::: Supplied material

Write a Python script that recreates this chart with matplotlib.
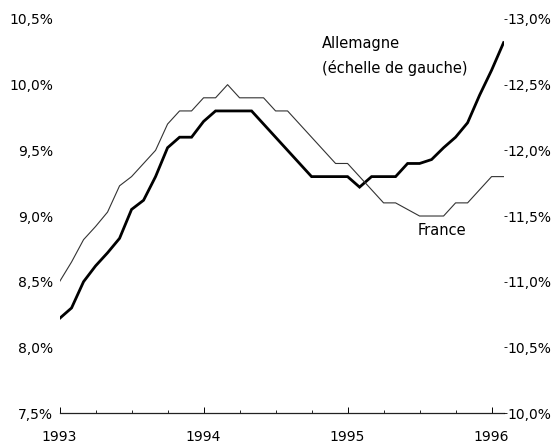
import numpy as np
import matplotlib.pyplot as plt

# monthly values, Jan 1993 - Feb 1996
years = [1993, 1994, 1995, 1996]
left_ticks = [7.5, 8.0, 8.5, 9.0, 9.5, 10.0, 10.5]
right_ticks = [10.0, 10.5, 11.0, 11.5, 12.0, 12.5, 13.0]

allemagne = [8.22, 8.30, 8.50, 8.62, 8.72, 8.83, 9.05, 9.12, 9.30, 9.52,
             9.60, 9.60, 9.72, 9.80, 9.80, 9.80, 9.80, 9.70, 9.60, 9.50,
             9.40, 9.30, 9.30, 9.30, 9.30, 9.22, 9.30, 9.30, 9.30, 9.40,
             9.40, 9.43, 9.52, 9.60, 9.71, 9.92, 10.11, 10.32]

france = [11.00, 11.15, 11.32, 11.42, 11.53, 11.73, 11.80, 11.90, 12.00, 12.20,
          12.30, 12.30, 12.40, 12.40, 12.50, 12.40, 12.40, 12.40, 12.30, 12.30,
          12.20, 12.10, 12.00, 11.90, 11.90, 11.80, 11.70, 11.60, 11.60, 11.55,
          11.50, 11.50, 11.50, 11.60, 11.60, 11.70, 11.80, 11.80]

plt.rcParams['font.family'] = ['DejaVu Sans']

fig = plt.figure(figsize=(5.54, 4.47), dpi=100)
ax = fig.add_axes([0.1075, 0.076, 0.8015, 0.8815])
ax2 = ax.twinx()

x = np.arange(len(allemagne))
ax.plot(x, allemagne, color='black', lw=2.0, solid_joinstyle='miter')
ax2.plot(x, france, color='#333333', lw=0.8)

ax.set_xlim(0, len(allemagne) - 1)
ax.set_ylim(7.5, 10.5)
ax2.set_ylim(10.0, 13.0)

ax.set_yticks(left_ticks)
ax.set_yticklabels([f'{v:.1f}%'.replace('.', ',') for v in left_ticks])
ax2.set_yticks(right_ticks)
ax2.set_yticklabels([f'{v:.1f}%'.replace('.', ',') for v in right_ticks])

ax.set_xticks([12 * i for i in range(len(years))])
ax.set_xticklabels([str(y) for y in years])
ax.set_xticks(np.arange(0, len(allemagne), 3), minor=True)

for a in (ax, ax2):
    for s in ('top', 'left', 'right'):
        a.spines[s].set_visible(False)
ax2.spines['bottom'].set_visible(False)
ax.spines['bottom'].set_linewidth(0.9)
ax.spines['bottom'].set_color('#222222')

ax.tick_params(axis='y', length=0, pad=4.5, labelsize=10)
ax2.tick_params(axis='y', length=2, pad=1, labelsize=10, width=0.6)
ax.tick_params(axis='x', which='major', direction='in', length=4, width=0.7,
               pad=12.5, labelsize=10)
ax.tick_params(axis='x', which='minor', direction='in', length=2, width=0.6)

ax.text(21.9, 10.31, 'Allemagne', fontsize=10.5, ha='left', va='center')
ax.text(21.9, 10.13, '(échelle de gauche)', fontsize=10.5, ha='left', va='center')
ax.text(29.8, 8.89, 'France', fontsize=10.5, ha='left', va='center')

fig.savefig('out.png', dpi=100)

::::::

Exercise details: Reproduce exactly the run of lines that opens the listing and closes with the line holding "right_ticks = [10.0, 10.5, 11.0, 11.5, 12.0, 12.5, 13.0]". Pictures are excluded.

Response to this exercise:
Write a Python script that recreates this chart with matplotlib.
import numpy as np
import matplotlib.pyplot as plt

# monthly values, Jan 1993 - Feb 1996
years = [1993, 1994, 1995, 1996]
left_ticks = [7.5, 8.0, 8.5, 9.0, 9.5, 10.0, 10.5]
right_ticks = [10.0, 10.5, 11.0, 11.5, 12.0, 12.5, 13.0]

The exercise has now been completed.